Why Eggs Are Getting More Expensive- And Why You Should Shop Locally As A Result
In the second half of last year, millions upon millions of eggs were suddenly removed from supermarket shelves all across Europe. Not only that, but poultry farms were shut down, and the press worked themselves up into a frenzy about the health risk this crisis posed to the general public. And while this scare happened months ago, the egg industry across Europe is still dealing with the fallout, and struggling to meet consumer demand while cleaning up the mess that they made for themselves. So what was behind this massive outbreak of panic? In essence, it was all down to one problem- the chickens laying the eggs had been contaminated by an insecticide.
The chemical in question, fipronil, is commonly used by vets to get rid of fleas, lice, ticks, and other parasites that can pose a health risk to animals. The problem is, since the chemical is intended to kill pests, it’s therefore highly toxic. As anyone with an interest in organic food will know, pesticides and insecticides often pose a health risk to the people who eat produce that’s been treated with them at some point. However, with fipronil, the evidence is completely concrete- all studies have shown that fipronil can cause serious damage to the liver, kidneys, and thyroid if consumed in large amounts over time. For that reason, it’s banned for use on any animals who are destined for human consumption. Obviously, though, that doesn’t always mean that it’s being kept out of the food chain, as these events go to show.

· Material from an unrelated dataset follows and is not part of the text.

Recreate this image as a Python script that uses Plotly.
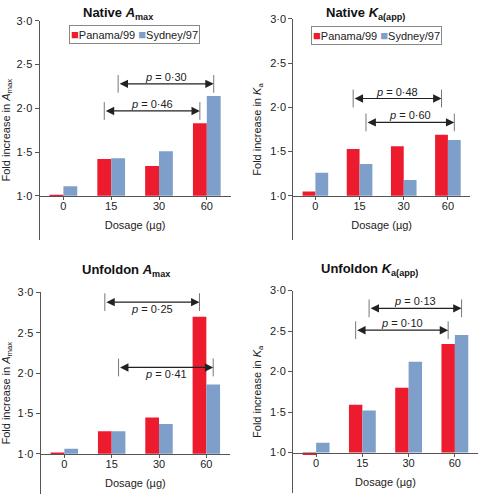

How much of a risk does this contamination pose?
You might think that, while it’s understandable that you wouldn’t want people eating chickens contaminated with this chemical, surely there can’t be that much of a risk in simply eating their eggs. However, you’d only be partly right in thinking this. While it’s true that a single egg from a contaminated chicken probably wouldn’t do you much harm, it’s more a case of what would happen to you if you ate a lot of these eggs over a long period of time.
Fipronil is a dangerous chemical designed to kill living organisms, so it isn’t something that will just pass through your body without any ill effects. Those trace amounts of the chemical in each egg will build up over time, and once this total amount reaches a certain point, it could start doing serious damage to your body. What’s more, since children have a much lower tolerance of toxic chemicals than adults (because their bodies are smaller), they are much more at risk of getting sick if they eat a lot of these contaminated eggs.
What makes the issue even more worrying is that even after months of investigation, the authorities still aren’t sure what exactly caused this contamination. Their best guess is that the illegal substance was somehow added to insecticides used legally in keeping chickens, to make those insecticides more effective. It just goes to show that although the industry is subject to tight regulations, sometimes companies try to work their way around those regulations in order to make more money for themselves. You might think that organic eggs are at less risk of being contaminated with such chemicals, but that’s not necessarily the case- “organic” often means only using chemicals that they can get away with, and the fact that the base insecticide was fully authorized for use in organic farming means that organic eggs could well be at risk, too.
So what does this mean for consumers like me?
Well, if you’re keen to stick to an organic diet, it may mean that you have a bit more trouble than usual finding eggs that fit with that diet. While the demand for organic and free-range eggs is higher than ever, the farming industry is still dealing with the after-effects of this big scandal. Multiple chicken farms have been shut down, and the disruption means that there simply aren’t as may organic eggs on the market as there were a couple of years ago. And what happens whenever there’s a shortage of something? You got it- the prices shoot up as demand outstrips supply. Sellers know that they can get a higher price for their eggs because buyers simply have no other choice, so you may well find that your grocery bill is higher than usual if you go through a lot of eggs at home.
Luckily for our loyal customers, though, The Pan’s Club isn’t affected by this problem. Most of the affected eggs came from Germany and the Netherlands, whereas at our restaurant, we like to keep things locally sourced wherever possible. Since we get all the eggs used in our delicious quiches and salads from a local organic provider, we can be certain that there’s not a trace of any toxic chemicals in any of the eggs that we serve up in our restaurant.
In the end, we should be thankful that this contamination was caught before anyone got seriously ill, and that hopefully the scare will lead to tighter controls over what chemicals find their way into our food supply. However, it also highlights the risks that people face when they buy food without having any clue where it comes from. By choosing locally sourced produce wherever possible (like we do at The Pan’s Club), you can stop things like this from affecting you and your health. What’s more, you’ll know you’re supporting local farmers and businesses, instead of handing your money over to mega-corporations who care more about their profits than they do about the health of their customers. It’s all the more reason to switch to an organic way of life!